La légende, véhiculée par Robin des Bois, a, pour une fois, brossé un portrait pas si éloigné de la réalité de ce personnage au tempérament cyclothymique qui détermina son activité pour souvent le pire. Nonobstant le trait forcé postérieur à son règne et un échantillonnage de bonne administration, la réhabilitation de Jean semble difficile. On a beau tenter de le dédouaner de ses manœuvres pour usurper le trône de Richard Ier quand celui-ci était prisonnier de l’empereur Henri VI, Jean rêvait de prendre le pouvoir.
Quoiqu’il soit, ses frères aînés étant morts, il obtint de Richard d’être désigné comme son successeur. C’était gommer l’existence d’un autre héritier présomptif, son jeune neveu, Arthur Ier de Bretagne, fils de feu son frère Geoffroy dont la descendance avait priorité sur Jean. Soutenu par Philippe Auguste, Arthur entra en conflit avec son oncle auprès duquel se rangea…Philippe Auguste dont les intérêts avaient changé de camp.

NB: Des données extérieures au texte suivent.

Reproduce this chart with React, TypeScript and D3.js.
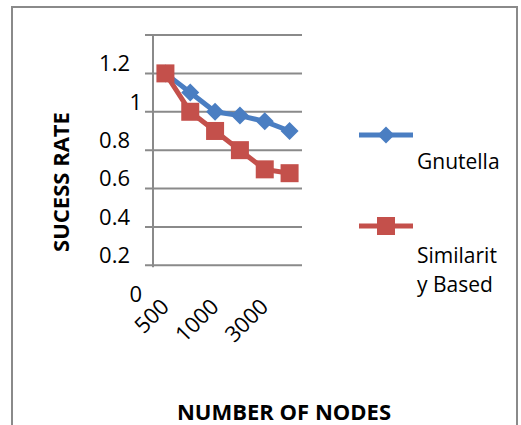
import React, { useEffect, useRef } from 'react';
import * as d3 from 'd3';

const categories = ['500', '750', '1000', '2000', '3000', '4000'];
const gnutella = [1.2, 1.1, 1.0, 0.98, 0.95, 0.9];
const similarity = [1.2, 1.0, 0.9, 0.8, 0.7, 0.68];
const yTicks = [0, 0.2, 0.4, 0.6, 0.8, 1, 1.2];
const gridValues = [0.2, 0.4, 0.6, 0.8, 1, 1.2, 1.4];

const BLUE = '#4a7ec2';
const RED = '#c4504b';
const GRAY = '#8a8a8a';
const FONT = '"Open Sans", sans-serif';

const App = () => {
  const svgRef = useRef<SVGSVGElement>(null);

  const drawChart = () => {
    const svg = d3.select(svgRef.current);
    svg.selectAll('*').remove();

    // outer frame
    svg.append('rect')
      .attr('x', 12).attr('y', 7)
      .attr('width', 505).attr('height', 440)
      .attr('fill', 'white')
      .attr('stroke', GRAY)
      .attr('stroke-width', 2);

    const xScale = d3.scaleBand().domain(categories).range([153, 302]);
    const yScale = d3.scaleLinear().domain([0, 1.4]).range([303.7, 35]);
    const cx = (c) => xScale(c) + xScale.bandwidth() / 2;

    // gridlines (with outward tick)
    svg.append('g')
      .selectAll('line')
      .data(gridValues)
      .enter()
      .append('line')
      .attr('x1', 145).attr('x2', 302)
      .attr('y1', (d) => yScale(d)).attr('y2', (d) => yScale(d))
      .attr('stroke', GRAY)
      .attr('stroke-width', 2);

    svg.append('line')
      .attr('x1', 153).attr('x2', 153)
      .attr('y1', yScale(1.4)).attr('y2', yScale(0.2) + 2)
      .attr('stroke', GRAY)
      .attr('stroke-width', 2);

    // y labels (offset above their lines like the source)
    svg.append('g')
      .selectAll('text')
      .data(yTicks)
      .enter()
      .append('text')
      .text((d) => String(d))
      .attr('x', (d) => (Number.isInteger(d) ? 142 : 130))
      .attr('y', (d) => yScale(d) - 10)
      .attr('dy', '0.36em')
      .attr('text-anchor', 'end')
      .style('font-family', FONT)
      .style('font-size', '22px');

    // x labels, every other one
    svg.append('g')
      .selectAll('text')
      .data(categories.filter((d, i) => i % 2 === 0))
      .enter()
      .append('text')
      .text((d) => d)
      .attr('text-anchor', 'end')
      .attr('transform', (d) => `translate(${cx(d) + 5}, 308) rotate(-45)`)
      .style('font-family', FONT)
      .style('font-size', '22px');

    const line = d3.line<number>()
      .x((d, i) => cx(categories[i]))
      .y((d) => yScale(d));

    const diamond = (x, y, r) => `M${x},${y - r}L${x + r},${y}L${x},${y + r}L${x - r},${y}Z`;

    svg.append('path')
      .datum(gnutella)
      .attr('d', line)
      .attr('fill', 'none')
      .attr('stroke', BLUE)
      .attr('stroke-width', 5);

    svg.append('g')
      .selectAll('path')
      .data(gnutella)
      .enter()
      .append('path')
      .attr('d', (d, i) => diamond(cx(categories[i]), yScale(d), 9))
      .attr('fill', BLUE);

    svg.append('path')
      .datum(similarity)
      .attr('d', line)
      .attr('fill', 'none')
      .attr('stroke', RED)
      .attr('stroke-width', 5);

    svg.append('g')
      .selectAll('rect')
      .data(similarity)
      .enter()
      .append('rect')
      .attr('x', (d, i) => cx(categories[i]) - 9)
      .attr('y', (d) => yScale(d) - 9)
      .attr('width', 18)
      .attr('height', 18)
      .attr('fill', RED);

    // legend
    svg.append('line')
      .attr('x1', 359).attr('x2', 413).attr('y1', 135).attr('y2', 135)
      .attr('stroke', BLUE).attr('stroke-width', 5);
    svg.append('path').attr('d', diamond(386, 135, 8.5)).attr('fill', BLUE);
    svg.append('text')
      .text('Gnutella')
      .attr('x', 417).attr('y', 169)
      .style('font-family', FONT)
      .style('font-size', '21px');

    svg.append('line')
      .attr('x1', 359).attr('x2', 413).attr('y1', 226).attr('y2', 226)
      .attr('stroke', RED).attr('stroke-width', 5);
    svg.append('rect')
      .attr('x', 377).attr('y', 217).attr('width', 18).attr('height', 18)
      .attr('fill', RED);
    svg.append('text')
      .text('Similarit')
      .attr('x', 417).attr('y', 263)
      .style('font-family', FONT)
      .style('font-size', '21px');
    svg.append('text')
      .text('y Based')
      .attr('x', 417).attr('y', 292)
      .style('font-family', FONT)
      .style('font-size', '21px');

    // axis titles
    svg.append('text')
      .text('NUMBER OF NODES')
      .attr('x', 284).attr('y', 420)
      .attr('text-anchor', 'middle')
      .style('font-family', FONT)
      .style('font-weight', 'bold')
      .style('font-size', '22px');

    svg.append('text')
      .text('SUCESS RATE')
      .attr('text-anchor', 'middle')
      .attr('transform', 'translate(69, 182) rotate(-90)')
      .style('font-family', FONT)
      .style('font-weight', 'bold')
      .style('font-size', '22px');
  };

  useEffect(() => {
    drawChart();
  }, []);

  return (
    <svg
      ref={svgRef}
      width={521}
      height={425}
      style={{ position: 'absolute', left: 0, top: 0, background: 'white' }}
    />
  );
};

export default App;
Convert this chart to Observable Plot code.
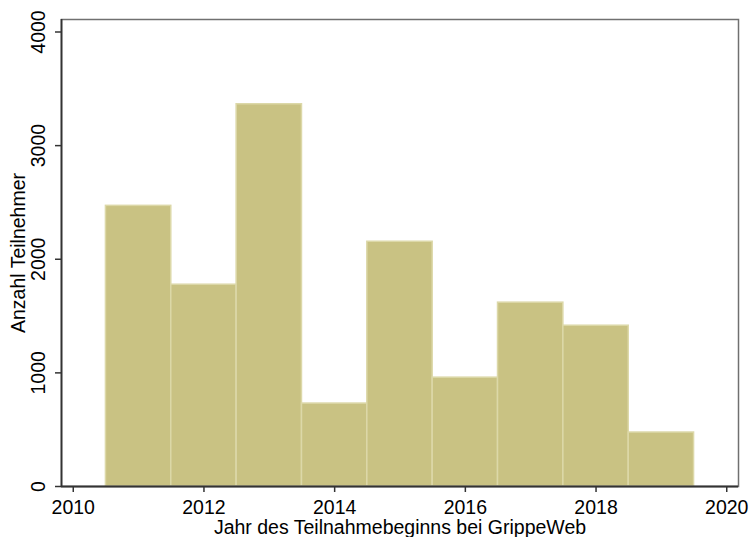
<!DOCTYPE html>
<html>
<head>
<meta charset="utf-8">
<script src="https://cdn.jsdelivr.net/npm/d3@7"></script>
<script src="https://cdn.jsdelivr.net/npm/@observablehq/plot@0.6"></script>
<style>
  html, body { margin: 0; padding: 0; background: #fff; }
  #chart svg { display: block; }
</style>
</head>
<body>
<div id="chart"></div>
<script>
// Histogram: bin centers (years) and counts
const years = [2011, 2012, 2013, 2014, 2015, 2016, 2017, 2018, 2019];
const counts = [2470, 1776, 3364, 730, 2154, 958, 1618, 1415, 475];
const binWidth = 1;
const xTicks = [2010, 2012, 2014, 2016, 2018, 2020];
const yTicks = [0, 1000, 2000, 3000, 4000];
const xTitle = "Jahr des Teilnahmebeginns bei GrippeWeb";
const yTitle = "Anzahl Teilnehmer";

const data = years.map((y, i) => ({year: y, count: counts[i]}));

const xDomain = [2009.82, 2020.18];
const yDomain = [0, 4110];
const fs = 19.5;
const fsTitle = 19.5;

const chart = Plot.plot({
  width: 749,
  height: 537,
  marginLeft: 61,
  marginRight: 11,
  marginTop: 19,
  marginBottom: 51,
  style: {fontFamily: "'Liberation Sans', Arial, sans-serif", fontSize: fs + "px", color: "#000", background: "#fff"},
  x: {domain: xDomain},
  y: {domain: yDomain},
  marks: [
    Plot.rectY(data, {
      x1: d => d.year - binWidth / 2,
      x2: d => d.year + binWidth / 2,
      y: "count",
      fill: "#c9c283",
      stroke: "#dcd8a8",
      strokeWidth: 1.5
    }),
    Plot.frame({stroke: "#707070", strokeWidth: 1.5}),
    Plot.ruleX([xDomain[0]], {stroke: "#333", strokeWidth: 1.8}),
    Plot.ruleY([0], {stroke: "#333", strokeWidth: 1.8}),
    Plot.axisY({ticks: yTicks, tickSize: 6, tickFormat: () => "", label: null, stroke: "#333", strokeWidth: 1.5}),
    Plot.axisX({ticks: xTicks, tickSize: 6, tickFormat: () => "", label: null, stroke: "#333", strokeWidth: 1.5}),
    Plot.text(yTicks, {
      y: d => d, frameAnchor: "left", dx: -22.5, rotate: -90,
      text: d => String(d), textAnchor: "middle", lineAnchor: "middle",
      fontSize: fs, fill: "#000"
    }),
    Plot.text(xTicks, {
      x: d => d, frameAnchor: "bottom", dy: 21.5,
      text: d => String(d), textAnchor: "middle", lineAnchor: "middle",
      fontSize: fs, fill: "#000"
    }),
    Plot.text([xTitle], {
      frameAnchor: "bottom", dy: 41, text: d => d,
      textAnchor: "middle", lineAnchor: "middle", fontSize: fsTitle, fill: "#000"
    }),
    Plot.text([yTitle], {
      frameAnchor: "left", dx: -43, rotate: -90, text: d => d,
      textAnchor: "middle", lineAnchor: "middle", fontSize: fsTitle, fill: "#000"
    })
  ]
});
document.getElementById("chart").appendChild(chart);
</script>
</body>
</html>
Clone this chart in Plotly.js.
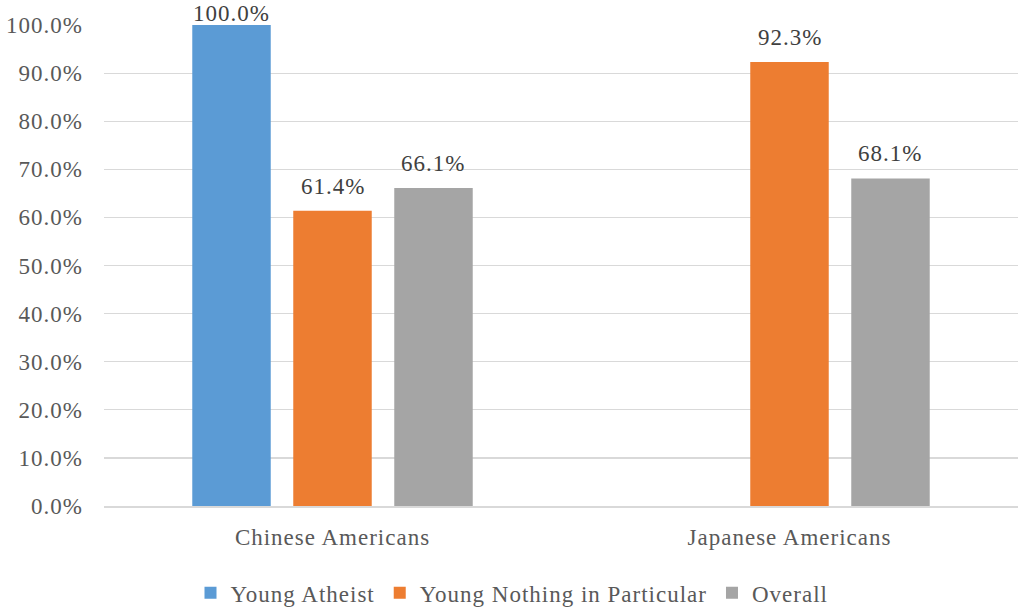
<!DOCTYPE html>
<html>
<head>
<meta charset="utf-8">
<script src="https://cdn.plot.ly/plotly-3.0.1.min.js"></script>
<style>html,body{margin:0;padding:0;background:#fff;}#chart{width:1024px;height:615px;}
svg text{letter-spacing:1px;}</style>
</head>
<body>
<div id="chart"></div>
<script>
const categories = ["Chinese Americans", "Japanese Americans"];
const seriesNames = ["Young Atheist", "Young Nothing in Particular", "Overall"];
const youngAtheist = [100.0, null];
const youngNothing = [61.4, 92.3];
const overall = [66.1, 68.1];
const colors = ["#5b9bd5", "#ed7d31", "#a5a5a5"];
const yTicks = [0, 10, 20, 30, 40, 50, 60, 70, 80, 90, 100];

const values = [youngAtheist, youngNothing, overall];
const font = "Liberation Serif";
const fs = 23;
const W = 1024, H = 615;
const margin = {l: 104, r: 6, t: 25, b: 109};
const bargap = 0.337, bargroupgap = 0.223;
const yRange = [0, 100];

const traces = values.map((v, i) => ({
  type: "bar",
  name: seriesNames[i],
  x: categories,
  y: v,
  marker: {color: colors[i]},
  hoverinfo: "skip"
}));

// data labels placed above each bar, using the same group geometry as the bars
const plotW = W - margin.l - margin.r;
const plotH = H - margin.t - margin.b;
const slot = plotW / categories.length * (1 - bargap) / values.length;
const annotations = [];
values.forEach((v, i) => {
  v.forEach((d, j) => {
    if (d == null) return;
    const ypix = margin.t + (yRange[1] - d) / (yRange[1] - yRange[0]) * plotH;
    const ys = Math.max(-3, Math.min(10, ypix - 28));
    annotations.push({
      x: categories[j], y: d, xref: "x", yref: "y",
      text: d.toFixed(1) + "%", showarrow: false,
      xanchor: "center", yanchor: "bottom",
      xshift: (i - (values.length - 1) / 2) * slot, yshift: ys,
      font: {family: font, size: fs, color: "#404040"}
    });
  });
});

const layout = {
  width: W, height: H,
  margin: Object.assign({autoexpand: false}, margin),
  paper_bgcolor: "#fff", plot_bgcolor: "#fff",
  barmode: "group",
  bargap: bargap,
  bargroupgap: bargroupgap,
  font: {family: font, size: fs, color: "#595959"},
  annotations: annotations,
  xaxis: {
    showgrid: false, showline: true, linecolor: "#d9d9d9", linewidth: 1.5,
    ticks: "", ticklabelstandoff: 10, automargin: false,
    tickfont: {family: font, size: fs, color: "#595959"}
  },
  yaxis: {
    range: yRange, tickvals: yTicks, ticktext: yTicks.map(t => t.toFixed(1) + "%"),
    showgrid: true, gridcolor: "#d9d9d9", gridwidth: 1.2, zeroline: false,
    showline: false, ticks: "", ticklabelstandoff: 20, automargin: false,
    tickfont: {family: font, size: fs, color: "#595959"}
  },
  showlegend: true,
  legend: {
    orientation: "h", xref: "container", x: 0.5, xanchor: "center",
    yref: "container", y: 0.036, yanchor: "middle",
    font: {family: font, size: fs, color: "#595959"},
    traceorder: "normal", itemwidth: 30
  }
};

Plotly.newPlot("chart", traces, layout, {displayModeBar: false, staticPlot: true});
</script>
</body>
</html>
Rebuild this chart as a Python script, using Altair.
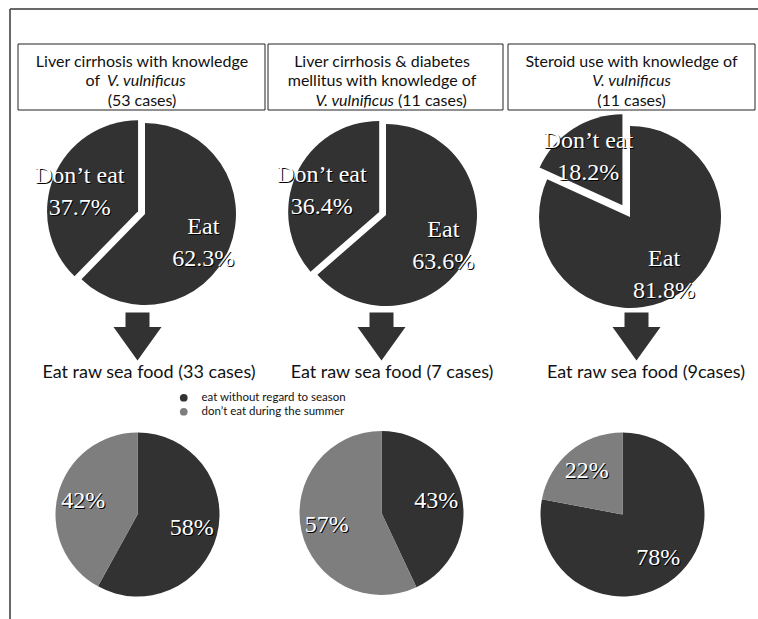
import math
import altair as alt
import pandas as pd

# ---------------- data ----------------
groups = ["Liver cirrhosis", "Liver cirrhosis & diabetes mellitus", "Steroid use"]
top_categories = ["Eat", "Don\u2019t eat"]
top_eat = [62.3, 63.6, 81.8]
top_dont_eat = [37.7, 36.4, 18.2]
raw_labels = ["Eat raw sea food (33 cases)", "Eat raw sea food (7 cases)", "Eat raw sea food (9cases)"]
bottom_categories = ["eat without regard to season", "don\u2019t eat during the summer"]
bottom_without_regard = [58, 43, 78]
bottom_not_summer = [42, 57, 22]

# title segments: (group index, line, text, italic, align)
title_segments = [
    (0, 0, "Liver cirrhosis with knowledge", False, "center"),
    (0, 1, "of", False, "right"),
    (0, 1, "V. vulnificus", True, "left"),
    (0, 2, "(53 cases)", False, "center"),
    (1, 0, "Liver cirrhosis & diabetes", False, "center"),
    (1, 1, "mellitus with knowledge of", False, "center"),
    (1, 2, "V. vulnificus", True, "right"),
    (1, 2, "(11 cases)", False, "left"),
    (2, 0, "Steroid use with knowledge of", False, "center"),
    (2, 1, "V. vulnificus", True, "center"),
    (2, 2, "(11 cases)", False, "center"),
]

# ---------------- layout / style ----------------
W, H = 758, 619
DARK = "#323232"
LIGHT = "#7e7e7e"
SANS = "Lato"
SERIF = "Liberation Serif"

box_x0 = [18, 268, 508]
box_x1 = [265, 503, 755]
box_y0, box_y1 = 44, 110
title_cx = [142, 382, 631.5]
title_line_y = [61.5, 81, 100.5]
title_split = {0: (100, 107), 1: (394, 398)}  # (right edge of left part, left edge of right part)

top_cx = [145, 386, 630]
top_cy = [214, 215, 217]
top_r = 91
explode = [7.5, 7.5, 14]
top_label_r = 63

arrow_x = [137.5, 381.5, 636.5]
arrow_y = 336.5
raw_x = [149, 392, 646]
raw_y = 373

bot_cx = [137.5, 381.5, 622.5]
bot_cy = [514.5, 513, 514.5]
bot_r = 82
bot_label_r = 56

# ---------------- tables ----------------
top_rows = []
for i in range(3):
    start = 0.0
    for cat, val, off in ((top_categories[0], top_eat[i], 0.0),
                          (top_categories[1], top_dont_eat[i], explode[i])):
        top_rows.append(dict(group=groups[i], cat=cat, value=val, start=start,
                             end=start + val, cx=top_cx[i], cy=top_cy[i], off=off))
        start += val
top_df = pd.DataFrame(top_rows)

bot_rows = []
for i in range(3):
    start = 0.0
    for cat, val in ((bottom_categories[0], bottom_without_regard[i]),
                     (bottom_categories[1], bottom_not_summer[i])):
        bot_rows.append(dict(group=groups[i], cat=cat, value=val, start=start,
                             end=start + val, cx=bot_cx[i], cy=bot_cy[i], off=0.0))
        start += val
bot_df = pd.DataFrame(bot_rows)

title_rows = []
for g, line, txt, ital, align in title_segments:
    if align == "center":
        x = title_cx[g]
    elif align == "right":
        x = title_split[g][0]
    else:
        x = title_split[g][1]
    title_rows.append(dict(text=txt, x=x, y=title_line_y[line],
                           style="italic" if ital else "normal", align=align))
title_df = pd.DataFrame(title_rows)

box_df = pd.DataFrame(dict(group=groups, x0=box_x0, x1=box_x1))
arrow_df = pd.DataFrame(dict(group=groups, x=arrow_x))
raw_df = pd.DataFrame(dict(group=groups, text=raw_labels, x=raw_x))

theta_scale = alt.Scale(domain=[0, 100], range=[0, 2 * math.pi])
X = lambda f: alt.X(f, scale=None, axis=None)
Y = lambda f: alt.Y(f, scale=None, axis=None)

# ---------------- frame ----------------
frame_top = alt.Chart(box_df).mark_rule(color="#555555", strokeWidth=1).encode(
    x=alt.value(10), x2=alt.value(W), y=alt.value(9))
frame_left = alt.Chart(box_df).mark_rule(color="#555555", strokeWidth=1).encode(
    x=alt.value(10), y=alt.value(9), y2=alt.value(H))

boxes = alt.Chart(box_df).mark_rect(fill="white", stroke="#222222", strokeWidth=1).encode(
    x=X("x0:Q"), x2="x1:Q", y=alt.value(box_y0), y2=alt.value(box_y1))

title_layers = []
for style in ("normal", "italic"):
    for align in ("center", "left", "right"):
        sub = title_df[(title_df["style"] == style) & (title_df["align"] == align)]
        if len(sub) == 0:
            continue
        title_layers.append(
            alt.Chart(sub).mark_text(font=SANS, fontSize=16, fontStyle=style, align=align,
                                     baseline="middle", color="#111111").encode(
                x=X("x:Q"), y=Y("y:Q"), text="text:N"))

# ---------------- top pies ----------------
geo = dict(
    mid="(datum.start + datum.end) * PI / 100",
    px="datum.cx + datum.off * sin(datum.mid)",
    py="datum.cy - datum.off * cos(datum.mid)",
)

top_arcs = alt.Chart(top_df).transform_calculate(**geo).mark_arc(
    radius=top_r, fill=DARK).encode(
    x=X("px:Q"), y=Y("py:Q"),
    theta=alt.Theta("start:Q", scale=theta_scale, stack=False), theta2="end:Q")

top_lab_calc = dict(
    mid="(datum.start + datum.end) * PI / 100",
    lx="datum.cx + (datum.off + %s) * sin(datum.mid)" % top_label_r,
    ly="datum.cy - (datum.off + %s) * cos(datum.mid)" % top_label_r,
    txt="datum.cat + '\\n' + format(datum.value, '.1f') + '%'",
)
top_shadow = alt.Chart(top_df).transform_calculate(**top_lab_calc).mark_text(
    font=SERIF, fontSize=24, lineBreak="\n", lineHeight=32, baseline="middle",
    fill="black", dx=1, dy=-10).encode(x=X("lx:Q"), y=Y("ly:Q"), text="txt:N")
top_labels = alt.Chart(top_df).transform_calculate(**top_lab_calc).mark_text(
    font=SERIF, fontSize=24, lineBreak="\n", lineHeight=32, baseline="middle",
    fill="white", dy=-11).encode(x=X("lx:Q"), y=Y("ly:Q"), text="txt:N")

# ---------------- arrows + captions ----------------
ARROW = "M-0.5,-1 L0.5,-1 L0.5,-0.4 L1,-0.4 L0,1 L-1,-0.4 L-0.5,-0.4 Z"
arrows = alt.Chart(arrow_df).mark_point(shape=ARROW, filled=True, fill=DARK, opacity=1,
                                        strokeWidth=0, size=48 * 48).encode(
    x=X("x:Q"), y=alt.value(arrow_y))

captions = alt.Chart(raw_df).mark_text(font=SANS, fontSize=18, baseline="middle",
                                       color="#111111").encode(
    x=X("x:Q"), y=alt.value(raw_y), text="text:N")

# ---------------- bottom pies ----------------
bot_arcs = alt.Chart(bot_df).transform_calculate(**geo).mark_arc(radius=bot_r).encode(
    x=X("px:Q"), y=Y("py:Q"),
    theta=alt.Theta("start:Q", scale=theta_scale, stack=False), theta2="end:Q",
    color=alt.Color("cat:N", scale=alt.Scale(domain=bottom_categories, range=[DARK, LIGHT]),
                    legend=alt.Legend(orient="none", legendX=178, legendY=392, title=None,
                                      symbolType="circle", symbolSize=60, symbolStrokeWidth=0,
                                      labelFont=SANS, labelFontSize=11.5, labelColor="#111111",
                                      labelLimit=300, rowPadding=1, labelOffset=12,
                                      padding=0)))

bot_lab_calc = dict(
    mid="(datum.start + datum.end) * PI / 100",
    lx="datum.cx + %s * sin(datum.mid)" % bot_label_r,
    ly="datum.cy - %s * cos(datum.mid)" % bot_label_r,
    txt="format(datum.value, 'd') + '%'",
)
bot_shadow = alt.Chart(bot_df).transform_calculate(**bot_lab_calc).mark_text(
    font=SERIF, fontSize=24, baseline="middle", fill="black", dx=1, dy=1).encode(
    x=X("lx:Q"), y=Y("ly:Q"), text="txt:N")
bot_labels = alt.Chart(bot_df).transform_calculate(**bot_lab_calc).mark_text(
    font=SERIF, fontSize=24, baseline="middle", fill="white").encode(
    x=X("lx:Q"), y=Y("ly:Q"), text="txt:N")

chart = alt.layer(
    frame_top, frame_left, boxes, *title_layers,
    top_arcs, top_shadow, top_labels,
    arrows, captions,
    bot_arcs, bot_shadow, bot_labels,
).properties(
    width=W, height=H, padding=0, autosize=alt.AutoSizeParams(type="none"),
    background="white",
).configure_view(stroke=None)

chart.save("out.html", embed_options={"renderer": "svg", "actions": False})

Jean devint le vassal de Philippe pour la Normandie et l’Anjou. Mais les maladresses, les provocations, l’insupportable comportement de Jean attisèrent des haines inextinguibles.
En 1200, tombé amoureux fou Isabelle d'Angoulême alors fiancée à Hugues X de Lusignan, il l’enleva pour l’épouser déclenchant ainsi la colère des nombreux barons français à commencer par Hugues qui s’allia à Arthur Ier de Bretagne. Refusant de se présenter devant Philippe Auguste, le roi de France lui confisqua tous ses fiefs français. La rumeur voulant qu’il ait tué Arthur Ier de Bretagne après l’avoir fait prisonnier et l’emprisonnement de sa nièce, Aliénor de Bretagne lui valurent une réputation d’être impitoyable.
De l’autre côté de la Manche, après avoir réussi à calmer le jeu avec le pape et les barons, Jean décida de reconquérir ses territoires perdus en France. En 1214, la bataille de Bouvines mit un terme à ses prétentions et l’obligea à signer une paix dont les conditions furent irrecevables pour les barons anglais. Et les barons anglais de se révolter et de lui faire signer la Grande Charte qui mettait fin aux abus du pouvoir royal, protégeait les biens et privilèges des barons, comme ceux de l’Eglise, des citoyens de Londres et d’autres villes, et des Gallois.
Puis, sous prétexte d’avoir signé la Charte sous la contrainte, Jean partit en guerre contre ses barons dont une partie offrit le trône d’Angleterre à Louis, fils de Philippe Auguste. Un vrai marasme pour Jean.
Contraint de fuir de façon piteuse, il emprunta une route vers les marécages de la région du Wash, près de la mer du Nord. Encombré et ralenti par ses bagages, dont le trésor royal, il s’enfonça dans les marais avant qu’une marée montante ne le surprenne et n’engloutisse dans les sables mouvants tout ce qu’il transportait.
Choqué, victime de la dysenterie, transporté sur une litière, Jean trouva son dernier refuge au château de Newak où il mourut. La rumeur veut qu’on aida à son trépas en l’empoisonnant.
Sur son lit de mort, il confia son fils Henry, le futur Henry III, à l’un de ses fidèles, William marshal, comte de Pembroke.
La dépouille mortelle de Jean, premier roi Plantagenêt à être enseveli en terre anglaise, fut escortée par une troupe de mercenaires jusque la cathédrale de Worcester. Elle fut inhumée auprès des reliques de son saint préféré, saint Wulfstan. En 1232, Henry III commanda son tombeau dans lequel il repose toujours.
En 1797, lors de l’exhumation de son corps, on trouva un squelette vêtu d’une robe damassée, portant des gants et une épée entre les mains.
Ainsi disparut ce monarque qui porta haut l’art de se faire haïr et mépriser par son peuple et ses vassaux. Après un règne désastreux, il laissait un royaume empêtré dans l’anarchie et la guerre civile.